■ Directive
Each line of the listing must be transcribed exactly, except for the images, which should be excluded.

■ Data segment
+ + + + + + +
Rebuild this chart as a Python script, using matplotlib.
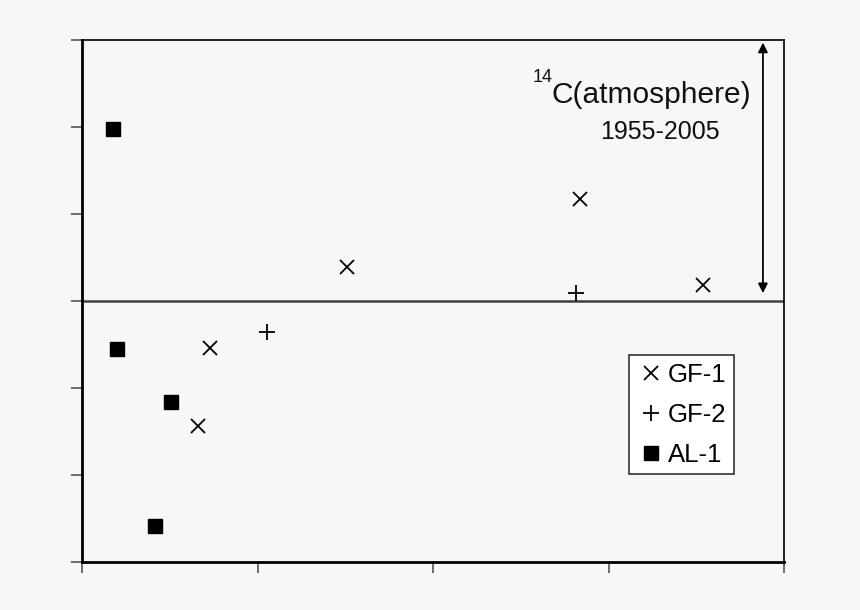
import matplotlib.pyplot as plt

plt.rcParams['font.family'] = ['Liberation Sans', 'DejaVu Sans']

# Data (arbitrary units, no axis labels shown)
gf1_x = [1.51, 2.84, 3.54, 0.73, 0.66]
gf1_y = [0.39, 1.17, 0.18, -0.54, -1.44]
gf2_x = [2.815, 1.054]
gf2_y = [0.09, -0.36]
al1_x = [0.177, 0.20, 0.507, 0.416]
al1_y = [1.98, -0.55, -1.16, -2.59]

# atmospheric 14C range arrow
arrow_x = 3.88
arrow_y = [2.97, 0.09]

bg = '#f7f7f7'
fig = plt.figure(figsize=(8.6, 6.1), dpi=100, facecolor=bg)
ax = fig.add_axes([82/860, 1 - 562/610, 702/860, 522/610], facecolor=bg)

ax.plot(gf1_x, gf1_y, 'x', color='black', ms=10, mew=1.3, label='GF-1', linestyle='none')
ax.plot(gf2_x, gf2_y, '+', color='black', ms=11, mew=1.3, label='GF-2', linestyle='none')
ax.plot(al1_x, al1_y, 's', color='black', ms=9.5, label='AL-1', linestyle='none')

ax.axhline(0, color='#404040', lw=1.8, zorder=1)

ax.annotate('', xy=(arrow_x, arrow_y[0]), xytext=(arrow_x, arrow_y[1]),
            arrowprops=dict(arrowstyle='<|-|>', color='black', lw=1.3,
                            mutation_scale=14, shrinkA=0, shrinkB=0))

# label: small "14" superscript drawn as its own text
ax.text(2.57, 2.517, '14', fontsize=13, ha='left', va='baseline', color='#111111')
ax.text(2.678, 2.276, 'C(atmosphere)', fontsize=21.5, ha='left', va='baseline',
        color='#111111')
ax.text(3.293, 1.862, '1955-2005', fontsize=18, ha='center', va='baseline', color='#111111')

ax.set_xlim(0, 4)
ax.set_ylim(-3, 3)
ax.set_xticks([0, 1, 2, 3, 4])
ax.set_yticks([-3, -2, -1, 0, 1, 2, 3])
ax.set_xticklabels([])
ax.set_yticklabels([])
ax.tick_params(direction='out', length=8, width=1.2, color='#555555')

for side in ['left', 'bottom']:
    ax.spines[side].set_linewidth(2)
for side in ['top', 'right']:
    ax.spines[side].set_linewidth(1.2)

leg = ax.legend(loc='upper left', bbox_to_anchor=((629 - 82)/702, (562 - 355)/522),
                fontsize=18.5, frameon=True, fancybox=False, edgecolor='#333333',
                facecolor='white', framealpha=1, handlelength=1.15, handletextpad=0.05,
                borderpad=0.3, labelspacing=0.62, borderaxespad=0)
leg.get_frame().set_linewidth(1.2)

fig.savefig('out.png', dpi=100, facecolor=bg)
+ + + + + + +
■ Final answer
Rebuild this chart as a Python script, using matplotlib.
import matplotlib.pyplot as plt

plt.rcParams['font.family'] = ['Liberation Sans', 'DejaVu Sans']

# Data (arbitrary units, no axis labels shown)
gf1_x = [1.51, 2.84, 3.54, 0.73, 0.66]
gf1_y = [0.39, 1.17, 0.18, -0.54, -1.44]
gf2_x = [2.815, 1.054]
gf2_y = [0.09, -0.36]
al1_x = [0.177, 0.20, 0.507, 0.416]
al1_y = [1.98, -0.55, -1.16, -2.59]

# atmospheric 14C range arrow
arrow_x = 3.88
arrow_y = [2.97, 0.09]

bg = '#f7f7f7'
fig = plt.figure(figsize=(8.6, 6.1), dpi=100, facecolor=bg)
ax = fig.add_axes([82/860, 1 - 562/610, 702/860, 522/610], facecolor=bg)

ax.plot(gf1_x, gf1_y, 'x', color='black', ms=10, mew=1.3, label='GF-1', linestyle='none')
ax.plot(gf2_x, gf2_y, '+', color='black', ms=11, mew=1.3, label='GF-2', linestyle='none')
ax.plot(al1_x, al1_y, 's', color='black', ms=9.5, label='AL-1', linestyle='none')

ax.axhline(0, color='#404040', lw=1.8, zorder=1)

ax.annotate('', xy=(arrow_x, arrow_y[0]), xytext=(arrow_x, arrow_y[1]),
            arrowprops=dict(arrowstyle='<|-|>', color='black', lw=1.3,
                            mutation_scale=14, shrinkA=0, shrinkB=0))

# label: small "14" superscript drawn as its own text
ax.text(2.57, 2.517, '14', fontsize=13, ha='left', va='baseline', color='#111111')
ax.text(2.678, 2.276, 'C(atmosphere)', fontsize=21.5, ha='left', va='baseline',
        color='#111111')
ax.text(3.293, 1.862, '1955-2005', fontsize=18, ha='center', va='baseline', color='#111111')

ax.set_xlim(0, 4)
ax.set_ylim(-3, 3)
ax.set_xticks([0, 1, 2, 3, 4])
ax.set_yticks([-3, -2, -1, 0, 1, 2, 3])
ax.set_xticklabels([])
ax.set_yticklabels([])
ax.tick_params(direction='out', length=8, width=1.2, color='#555555')

for side in ['left', 'bottom']:
    ax.spines[side].set_linewidth(2)
for side in ['top', 'right']:
    ax.spines[side].set_linewidth(1.2)

leg = ax.legend(loc='upper left', bbox_to_anchor=((629 - 82)/702, (562 - 355)/522),
                fontsize=18.5, frameon=True, fancybox=False, edgecolor='#333333',
                facecolor='white', framealpha=1, handlelength=1.15, handletextpad=0.05,
                borderpad=0.3, labelspacing=0.62, borderaxespad=0)
leg.get_frame().set_linewidth(1.2)

fig.savefig('out.png', dpi=100, facecolor=bg)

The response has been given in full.